If you already have pre-existing application with real user data you will need to move those records to the new DB servers. If the amount of data is not large and you can usually use standard dump and restore process. You will often need to put up maintenance page for a few minutes during the process. Or perhaps this only impacts portion of your application so you can disable only those pages.
If you cannot afford any system downtime then you need a different solution. Perhaps data can be cached and served from cache while the main DB is migrated. This will prevent creating new records for the duration of migration.
With MongoDB you can add the new server to the replica set and let it copy the data. Then you update your application to talk to only new DB servers and remove old ones. You will likely need to work with the hosting provider’s tech support to open the right ports and create necessary credentials.
The most complex solution is where your application talks to both sets of servers and somehow moves data across while the system if running.
Ideally our DB hosting provider would automatically scale up and down with increased traffic. Unfortunately you can’t quite do that with MySQL RDS or Redis ElastiCache. What you can do is manually upgrade your capacity before you have significant increase in traffic (think Black Friday). Afterwards you just downgrade the servers. But this does not allow you save money during daily fluctuations in traffic.
Tech support and documentation
When you are an expert with a technology few things are more frustrating than trying to figure out the specific implementation details for hosting provider’s configuration. FAQs, code samples and migration guides save you valuable time. But often you will have to reach their support with specific question. Most issues can be solved with email or chat. But for urgent production problems you MUST have ability to call someone. That frequently costs extra and you might not need in early stages. But it’s an option you really want available if needed in the future.
Other important features
Backup and point in time recovery
Ability to restore DB to certain point in time is very important. You can restore to main prod DB or put the snapshot on a separate server to extract the data that was lost after specific point in time. Then you can move those records into the main production system.

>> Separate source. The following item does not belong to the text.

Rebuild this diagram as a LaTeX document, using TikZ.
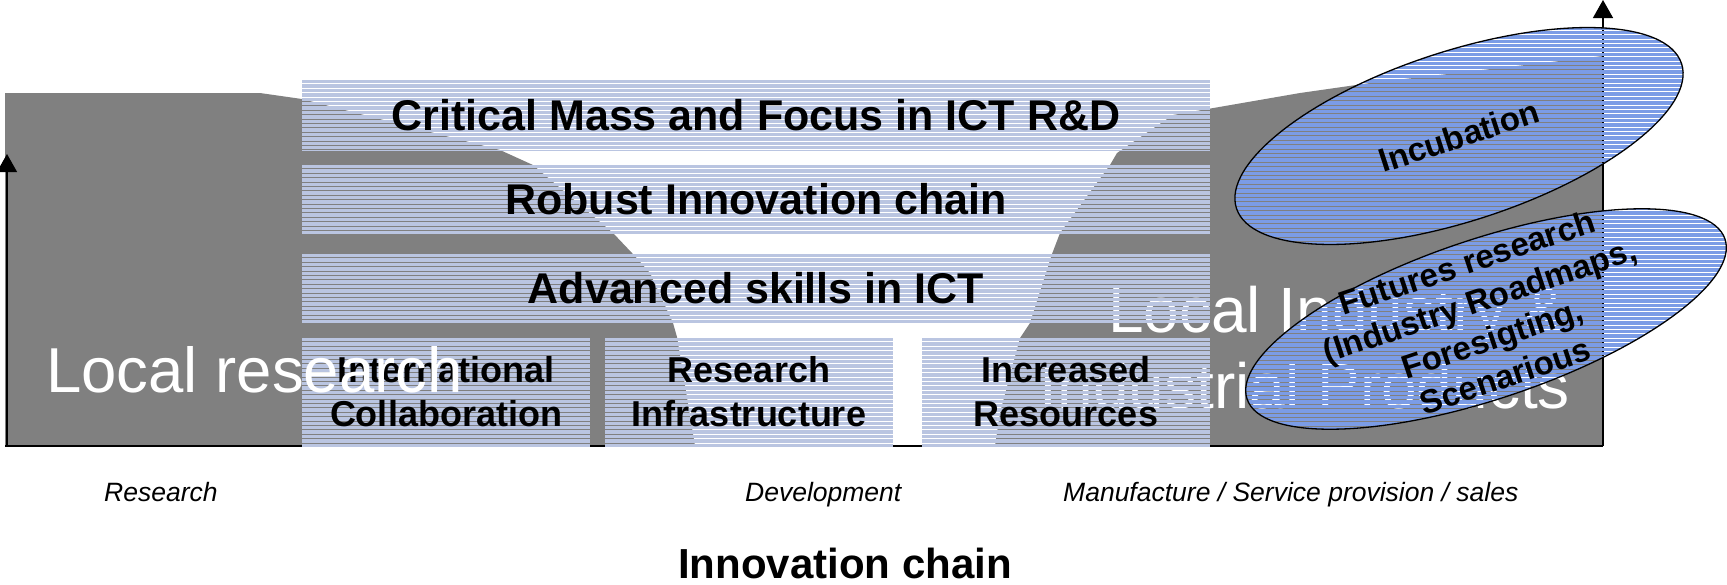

Separately from your production system you might have test or staging servers. They might be located on different infrastructure. Most hosting providers need to support standard processes. You can run mysqldump against RDS but be vary of extra load it will put on your system. Nice thing about Mongo Atlas is that you can use their GUI to download backups.
Command line access
DB hosting providers usually do not give you access to the underlying OS but you can use the DB shell to connect and run raw commands. Make sure hosting provider you are considering allows that.
Obviously the features provided by 3rd party hosting service come at a price. The provider has to pay AWS (or Azure) fees and on top of it charge for their services. But they can save you money too. For example, when we setup Mongo on our own EC2 instances we created fairly large hard drives not wanting to manually deal with resizing them later. But that means we were paying for storage we did not need. With Mongo Atlas we can increase disk size via GUI in matter of minutes and pay only for what we need now.
There are many options out there are there are no easy answsers. You need to consider your own needs and resources. I hope the ideas above were helpful to you in making these decisions.